Presiden yang secara langsung juga adalah kepala negara harusnya bisa mencerminkan diri sebagai representasi dari seadil-adilnya keputusan, agar tidak menimbulkan asumsi di masyarakat tentang pemilu yang bersifat tidak fair dalam praktiknya.
Sementara pada faktanya diketahui bersama bahwa asas dari pemilu itu adalah jujur dan adil.
Analogi sederhananya adalah negara ini seperti satu keluarga, dimana ketika harta warisan hanya diberatkan pada satu anak saja, tentunya akan menimbulkan prahara/konflik interest dalam keluarga tersebut.

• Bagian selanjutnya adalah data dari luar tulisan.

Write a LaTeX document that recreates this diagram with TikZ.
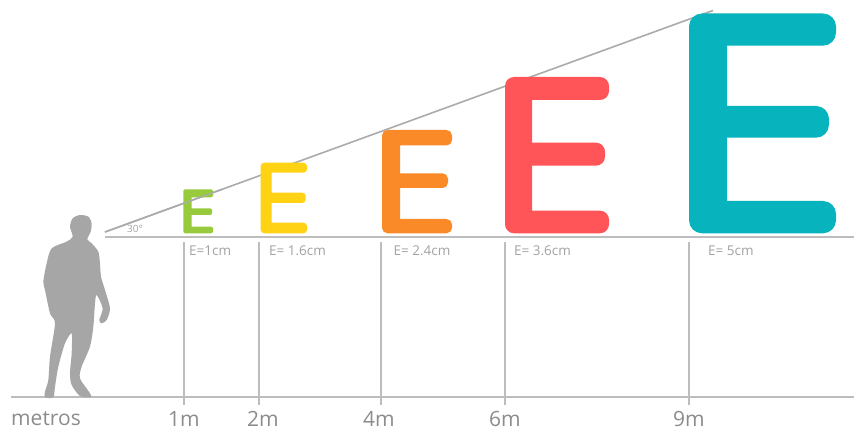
\documentclass[tikz,border=0pt]{standalone}
\usepackage{fontspec}
\setmainfont{Open Sans}
\definecolor{lineg}{HTML}{BDBDBD}
\definecolor{slant}{HTML}{ABABAB}
\definecolor{txtg}{HTML}{8C8C8C}
\definecolor{lblg}{HTML}{A3A3A3}
\definecolor{person}{HTML}{A6A6A6}
\definecolor{egreen}{HTML}{97CB3D}
\definecolor{eyellow}{HTML}{FFD314}
\definecolor{eorange}{HTML}{FA8A28}
\definecolor{ered}{HTML}{FF5558}
\definecolor{eteal}{HTML}{07B3BD}
\tikzset{
  rule/.style={draw=lineg,line width=2pt},
  slantline/.style={draw=slant,line width=1.6pt},
  metric/.style={text=txtg,font=\fontsize{21}{21}\selectfont,inner sep=0pt},
  sizelabel/.style={text=lblg,font=\fontsize{13.5}{13.5}\selectfont,inner sep=0pt,anchor=west},
  angletext/.style={text=lblg,font=\fontsize{10}{10}\selectfont,inner sep=0pt},
}
\begin{document}
\begin{tikzpicture}[x=1pt,y=-1pt]
\useasboundingbox[fill=white] (0,0) rectangle (854,430);
% named coordinates
\coordinate (sA) at (105,232);
\coordinate (sB) at (713,10.5);
\coordinate (sG) at (222,189.3);
\coordinate (bL) at (105,237.5);
\coordinate (bR) at (854,237.5);
\coordinate (gL) at (11,397);
\coordinate (gR) at (854,397);
\foreach \n/\x in {a/183.5,b/259,c/381,d/505,e/689}{
  \coordinate (\n T) at (\x,242);
  \coordinate (\n B) at (\x,405);
}
% lines
\draw[slantline] (sA) -- (sB);
\draw[rule] (bL) -- (bR);
\draw[rule] (gL) -- (gR);
\foreach \n in {a,b,c,d,e}{ \draw[rule] (\n T) -- (\n B); }
% letters
\fill[egreen,rounded corners=2pt]
  (183.3,189.3) rectangle (191.7,233.3)
  (183.3,189.3) rectangle (213,197.3)
  (183.3,208.3) rectangle (212,215)
  (183.3,226.7) rectangle (213,233.3);
\fill[eyellow,rounded corners=3.5pt]
  (260.7,162.7) rectangle (271.7,233.3)
  (260.7,162.7) rectangle (307,172.7)
  (260.7,192.7) rectangle (305.7,203)
  (260.7,222.7) rectangle (307,233.3);
\fill[eorange,rounded corners=5.5pt]
  (382,130) rectangle (400,233.3)
  (382,130) rectangle (452,145.5)
  (382,173.3) rectangle (448,188)
  (382,219) rectangle (452,233.3);
\fill[ered,rounded corners=9pt]
  (505,77) rectangle (532,233.3)
  (505,77) rectangle (609,100)
  (505,142.7) rectangle (605,165.7)
  (505,210.7) rectangle (609,233.3);
\fill[eteal,rounded corners=13pt]
  (689,13.5) rectangle (727,233.3)
  (689,13.5) rectangle (836,45.7)
  (689,106) rectangle (829,137.7)
  (689,201) rectangle (836,233.3);
% the slanted line stays visible across the smallest letter
\draw[slantline,draw opacity=.85] (sA) -- (sG);
% person
\begin{scope}[shift={(0,180)},x=0.3333pt,y=-0.3333pt]
\fill[person] plot[smooth cycle,tension=0.45] coordinates {
(240,105)(265,110)(275,130)(272,155)(262,178)(275,190)(295,215)(300,250)(303,290)
(315,330)(330,385)(320,420)(305,430)(298,420)(308,385)(290,345)(285,370)(280,440)
(270,500)(245,560)(240,595)(270,640)(272,652)(240,648)(215,615)(210,580)(215,520)
(215,460)(195,490)(175,560)(165,620)(160,652)(135,652)(135,635)(145,600)(150,530)
(165,430)(150,400)(135,330)(130,305)(140,250)(155,205)(200,185)(218,170)(210,140)(218,115)};
\end{scope}
% texts
\node[angletext] (ang) at (135,229) {30°};
\node[sizelabel] (l1) at (189,250.5) {E=1cm};
\node[sizelabel] (l2) at (269,250.5) {E= 1.6cm};
\node[sizelabel] (l3) at (393.5,250.5) {E= 2.4cm};
\node[sizelabel] (l4) at (514,250.5) {E= 3.6cm};
\node[sizelabel] (l5) at (708,250.5) {E= 5cm};
\node[metric] (m0) at (46,418.5) {metros};
\node[metric] (m1) at (184,419) {1m};
\node[metric] (m2) at (263,419) {2m};
\node[metric] (m4) at (379,419) {4m};
\node[metric] (m6) at (505,419) {6m};
\node[metric] (m9) at (689,419) {9m};
\end{tikzpicture}
\end{document}
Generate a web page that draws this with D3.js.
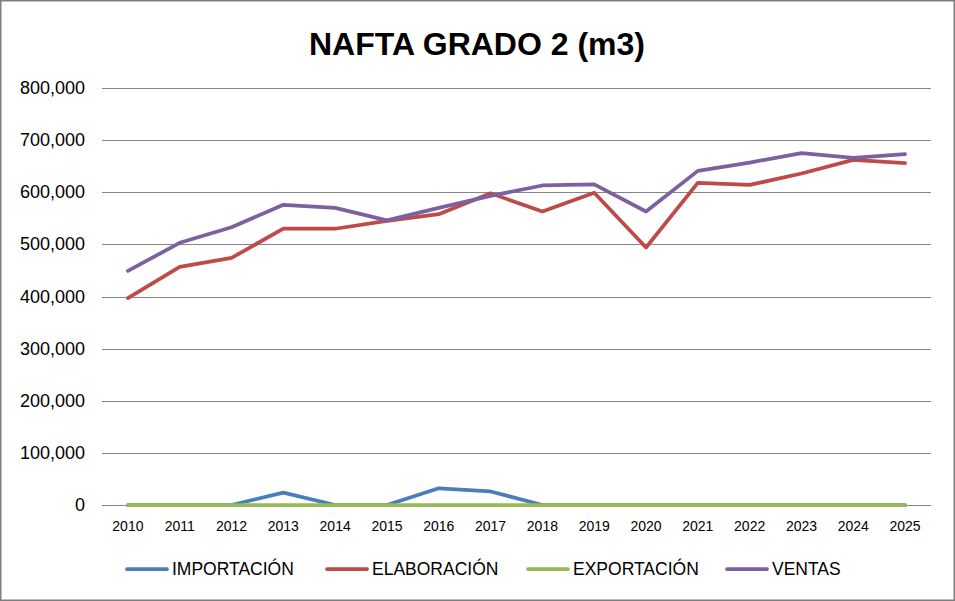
<!DOCTYPE html>
<html>
<head>
<meta charset="utf-8">
<script src="https://cdn.jsdelivr.net/npm/d3@7"></script>
<style>
  body { margin: 0; background: #fff; }
  svg text { font-family: "Liberation Sans", Arial, sans-serif; fill: #000; }
</style>
</head>
<body>
<div id="chart"></div>
<script>
// data
const years = [2010, 2011, 2012, 2013, 2014, 2015, 2016, 2017, 2018, 2019, 2020, 2021, 2022, 2023, 2024, 2025];
const importacion = [0, 0, 0, 23600, 0, 0, 32000, 26000, 0, 0, 0, 0, 0, 0, 0, 0];
const elaboracion = [397000, 457000, 474000, 530000, 530000, 545000, 558000, 598000, 563000, 599000, 494000, 618000, 614000, 636000, 662000, 656000];
const exportacion = [0, 0, 0, 0, 0, 0, 0, 0, 0, 0, 0, 0, 0, 0, 0, 0];
const ventas = [449000, 503000, 533000, 576000, 570000, 546000, 570000, 593000, 613000, 615000, 563000, 641000, 657000, 675000, 666000, 673000];
const yTicks = [0, 100000, 200000, 300000, 400000, 500000, 600000, 700000, 800000];

const series = [
  {name: "IMPORTACIÓN", values: importacion, color: "#4a7ebb"},
  {name: "ELABORACIÓN", values: elaboracion, color: "#be4b48"},
  {name: "EXPORTACIÓN", values: exportacion, color: "#98b954"},
  {name: "VENTAS", values: ventas, color: "#7d60a0"}
];

const width = 955, height = 601;
const margin = {top: 88, right: 24, bottom: 96, left: 102};

const svg = d3.select("#chart").append("svg")
    .attr("width", width)
    .attr("height", height);

// chart border
svg.append("rect")
    .attr("x", 0.75).attr("y", 0.75)
    .attr("width", width - 1.5).attr("height", height - 1.5)
    .attr("fill", "#fff")
    .attr("stroke", "#7f7f7f")
    .attr("stroke-width", 1.5);

svg.append("text")
    .attr("x", 477)
    .attr("y", 55)
    .attr("text-anchor", "middle")
    .style("font-size", "32px")
    .style("font-weight", "bold")
    .text("NAFTA GRADO 2 (m3)");

const x = d3.scaleBand()
    .domain(years)
    .range([margin.left, width - margin.right]);

const y = d3.scaleLinear()
    .domain([0, 800000])
    .range([height - margin.bottom, margin.top]);

// gridlines
svg.append("g")
    .selectAll("line")
    .data(yTicks)
    .join("line")
    .attr("x1", margin.left)
    .attr("x2", width - margin.right)
    .attr("y1", d => Math.round(y(d)) + 0.5)
    .attr("y2", d => Math.round(y(d)) + 0.5)
    .attr("stroke", "#868686")
    .attr("stroke-width", 1);

// y labels
svg.append("g")
    .selectAll("text")
    .data(yTicks)
    .join("text")
    .attr("x", 85)
    .attr("y", d => y(d) + 6)
    .attr("text-anchor", "end")
    .style("font-size", "18px")
    .text(d => d3.format(",")(d));

// x labels
svg.append("g")
    .selectAll("text")
    .data(years)
    .join("text")
    .attr("x", d => x(d) + x.bandwidth() / 2)
    .attr("y", 531)
    .attr("text-anchor", "middle")
    .style("font-size", "14px")
    .text(d => d);

const line = d3.line()
    .x((d, i) => x(years[i]) + x.bandwidth() / 2)
    .y(d => y(d));

svg.append("g")
    .selectAll("path")
    .data(series)
    .join("path")
    .attr("d", d => line(d.values))
    .attr("fill", "none")
    .attr("stroke", d => d.color)
    .attr("stroke-width", 3.75)
    .attr("stroke-linejoin", "round")
    .attr("stroke-linecap", "round");

// legend
const legendX = [127, 327, 528, 727];
const legend = svg.append("g")
    .selectAll("g")
    .data(series)
    .join("g")
    .attr("transform", (d, i) => `translate(${legendX[i]},569)`);

legend.append("line")
    .attr("x1", 0).attr("x2", 40)
    .attr("stroke", d => d.color)
    .attr("stroke-width", 3.75)
    .attr("stroke-linecap", "round");

legend.append("text")
    .attr("x", 45)
    .attr("y", 6)
    .style("font-size", "17.5px")
    .text(d => d.name);
</script>
</body>
</html>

Begitulah gambaran dari Indonesia jika Presiden menunjukan keberpihakannya dalam kontestasi Pilpres 2024.
Penulis berharap agar Presiden Jokowi dapat menjadi teladan untuk masyarakat dalam menggunakan hak pilihnya guna mencegah setiap konflik kepentingan dan memicu kegaduhan di masyarakat.
Sehubungan dengan itu pula, penulis mengutip salah satu petikan ahli, yakni Mao Zedong yang mengatakan: “Politik adalah perang tanpa pertumpahan darah, sedangkan perang adalah politik dengan pertumpahan darah.”
Sebagai kesimpulan penulis menyarankan agar Jokowi sebagai presiden untuk tidak ikut serta dalam kampanye dan tidak menunjukan keberpihakannya kepada salah satu kontestan pemilu, kendati itu adalah anggota keluarganya.